◆ **WHAT TO PRODUCE**
Using the records below, copy exactly the part that opens with the line holding "What seaborn and" and closes with the line holding "markeredgecolor=blue, clip_on=False)", minus the pictures.

---------- EXTRACTED INFORMATION ----------

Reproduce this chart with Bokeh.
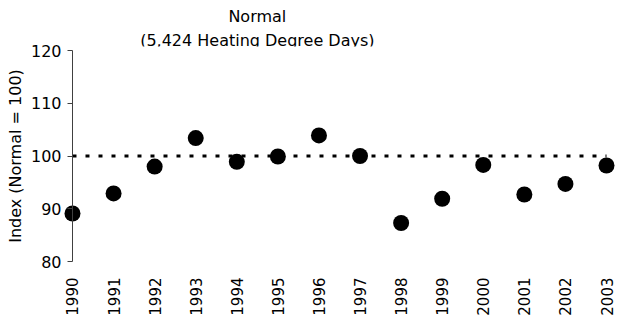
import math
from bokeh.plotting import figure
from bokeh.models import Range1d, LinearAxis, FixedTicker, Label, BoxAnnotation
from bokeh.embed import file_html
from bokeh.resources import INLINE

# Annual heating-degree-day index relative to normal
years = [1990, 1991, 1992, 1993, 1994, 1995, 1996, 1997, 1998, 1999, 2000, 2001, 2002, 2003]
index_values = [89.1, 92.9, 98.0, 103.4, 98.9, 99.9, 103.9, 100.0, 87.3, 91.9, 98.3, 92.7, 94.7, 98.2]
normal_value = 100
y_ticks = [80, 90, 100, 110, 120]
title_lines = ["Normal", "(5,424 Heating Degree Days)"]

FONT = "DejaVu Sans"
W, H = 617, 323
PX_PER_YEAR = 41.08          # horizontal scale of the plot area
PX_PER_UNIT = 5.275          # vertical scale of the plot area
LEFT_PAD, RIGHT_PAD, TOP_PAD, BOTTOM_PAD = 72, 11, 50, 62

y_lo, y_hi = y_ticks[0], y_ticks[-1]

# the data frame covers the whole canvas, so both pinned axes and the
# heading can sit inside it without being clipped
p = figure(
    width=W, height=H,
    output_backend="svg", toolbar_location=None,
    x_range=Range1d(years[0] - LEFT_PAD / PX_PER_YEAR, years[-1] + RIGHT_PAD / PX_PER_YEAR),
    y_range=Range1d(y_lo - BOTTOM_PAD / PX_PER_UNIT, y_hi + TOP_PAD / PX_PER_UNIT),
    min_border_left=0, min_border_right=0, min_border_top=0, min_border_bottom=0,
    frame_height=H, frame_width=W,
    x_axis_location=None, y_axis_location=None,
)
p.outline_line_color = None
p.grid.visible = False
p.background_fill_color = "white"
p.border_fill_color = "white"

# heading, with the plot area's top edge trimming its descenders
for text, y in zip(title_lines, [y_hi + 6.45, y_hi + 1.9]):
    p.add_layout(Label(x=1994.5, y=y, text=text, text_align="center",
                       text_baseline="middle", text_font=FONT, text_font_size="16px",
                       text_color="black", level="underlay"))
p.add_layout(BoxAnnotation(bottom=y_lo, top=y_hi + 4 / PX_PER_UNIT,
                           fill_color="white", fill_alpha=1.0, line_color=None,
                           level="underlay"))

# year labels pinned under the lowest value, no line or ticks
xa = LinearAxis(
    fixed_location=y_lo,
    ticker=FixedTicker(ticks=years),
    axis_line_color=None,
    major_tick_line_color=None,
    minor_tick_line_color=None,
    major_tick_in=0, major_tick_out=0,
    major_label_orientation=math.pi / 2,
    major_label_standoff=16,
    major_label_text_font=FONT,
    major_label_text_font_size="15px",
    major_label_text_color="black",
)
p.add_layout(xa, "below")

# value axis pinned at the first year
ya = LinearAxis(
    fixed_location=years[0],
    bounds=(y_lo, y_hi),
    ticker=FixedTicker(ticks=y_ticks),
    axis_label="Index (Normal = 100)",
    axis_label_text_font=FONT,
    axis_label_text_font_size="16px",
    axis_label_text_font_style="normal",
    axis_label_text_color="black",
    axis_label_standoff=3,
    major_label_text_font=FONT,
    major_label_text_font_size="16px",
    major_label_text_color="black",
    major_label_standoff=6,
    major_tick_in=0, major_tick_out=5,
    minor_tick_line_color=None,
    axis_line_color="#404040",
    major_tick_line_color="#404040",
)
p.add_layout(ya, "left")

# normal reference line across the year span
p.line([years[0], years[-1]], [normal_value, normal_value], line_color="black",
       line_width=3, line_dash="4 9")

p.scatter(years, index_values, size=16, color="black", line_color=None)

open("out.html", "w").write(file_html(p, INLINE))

----------
---------- EXTRACTED INFORMATION ----------

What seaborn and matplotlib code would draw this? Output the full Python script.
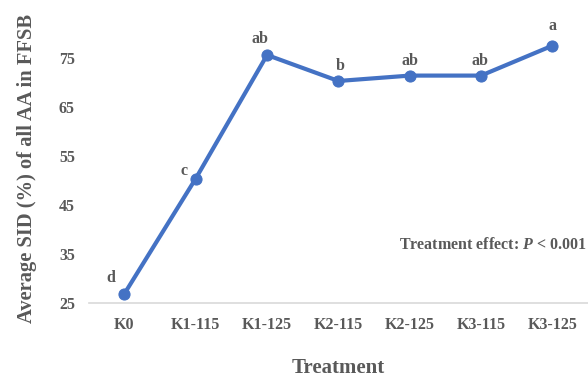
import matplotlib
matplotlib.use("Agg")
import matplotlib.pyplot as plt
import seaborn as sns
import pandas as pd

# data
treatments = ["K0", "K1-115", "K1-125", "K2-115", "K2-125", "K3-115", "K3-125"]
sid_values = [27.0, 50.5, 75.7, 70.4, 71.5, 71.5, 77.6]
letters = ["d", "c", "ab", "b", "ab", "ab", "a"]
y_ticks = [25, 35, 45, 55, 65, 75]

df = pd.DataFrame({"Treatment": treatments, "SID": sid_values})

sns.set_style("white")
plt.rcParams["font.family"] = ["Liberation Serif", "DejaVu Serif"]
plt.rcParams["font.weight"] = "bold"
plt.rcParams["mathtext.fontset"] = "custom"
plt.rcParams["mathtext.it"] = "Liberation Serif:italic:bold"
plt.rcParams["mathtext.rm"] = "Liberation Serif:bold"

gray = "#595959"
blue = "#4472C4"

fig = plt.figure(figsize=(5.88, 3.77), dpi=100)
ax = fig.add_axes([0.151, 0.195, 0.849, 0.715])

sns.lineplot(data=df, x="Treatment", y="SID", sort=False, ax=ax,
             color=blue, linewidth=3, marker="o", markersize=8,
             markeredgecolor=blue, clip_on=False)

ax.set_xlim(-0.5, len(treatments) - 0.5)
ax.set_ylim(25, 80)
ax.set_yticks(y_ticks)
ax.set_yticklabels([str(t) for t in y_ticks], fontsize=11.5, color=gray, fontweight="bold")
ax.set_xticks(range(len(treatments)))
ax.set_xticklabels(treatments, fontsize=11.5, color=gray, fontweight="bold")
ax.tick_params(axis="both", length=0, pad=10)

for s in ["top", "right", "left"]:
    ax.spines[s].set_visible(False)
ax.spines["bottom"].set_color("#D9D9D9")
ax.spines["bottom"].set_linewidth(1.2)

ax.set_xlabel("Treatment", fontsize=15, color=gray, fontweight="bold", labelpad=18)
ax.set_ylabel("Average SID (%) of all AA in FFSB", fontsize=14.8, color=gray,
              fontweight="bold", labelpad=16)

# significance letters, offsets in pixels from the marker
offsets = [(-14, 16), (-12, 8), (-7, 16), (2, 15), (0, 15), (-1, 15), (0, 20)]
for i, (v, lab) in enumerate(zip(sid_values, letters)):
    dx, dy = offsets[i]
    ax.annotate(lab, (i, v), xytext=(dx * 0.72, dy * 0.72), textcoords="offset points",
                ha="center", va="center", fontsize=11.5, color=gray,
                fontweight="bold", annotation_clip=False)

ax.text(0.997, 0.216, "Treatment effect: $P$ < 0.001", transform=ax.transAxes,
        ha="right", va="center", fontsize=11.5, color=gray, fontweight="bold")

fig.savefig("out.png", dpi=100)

----------

◆ **RESPONSE TO THIS EXERCISE**
What seaborn and matplotlib code would draw this? Output the full Python script.
import matplotlib
matplotlib.use("Agg")
import matplotlib.pyplot as plt
import seaborn as sns
import pandas as pd

# data
treatments = ["K0", "K1-115", "K1-125", "K2-115", "K2-125", "K3-115", "K3-125"]
sid_values = [27.0, 50.5, 75.7, 70.4, 71.5, 71.5, 77.6]
letters = ["d", "c", "ab", "b", "ab", "ab", "a"]
y_ticks = [25, 35, 45, 55, 65, 75]

df = pd.DataFrame({"Treatment": treatments, "SID": sid_values})

sns.set_style("white")
plt.rcParams["font.family"] = ["Liberation Serif", "DejaVu Serif"]
plt.rcParams["font.weight"] = "bold"
plt.rcParams["mathtext.fontset"] = "custom"
plt.rcParams["mathtext.it"] = "Liberation Serif:italic:bold"
plt.rcParams["mathtext.rm"] = "Liberation Serif:bold"

gray = "#595959"
blue = "#4472C4"

fig = plt.figure(figsize=(5.88, 3.77), dpi=100)
ax = fig.add_axes([0.151, 0.195, 0.849, 0.715])

sns.lineplot(data=df, x="Treatment", y="SID", sort=False, ax=ax,
             color=blue, linewidth=3, marker="o", markersize=8,
             markeredgecolor=blue, clip_on=False)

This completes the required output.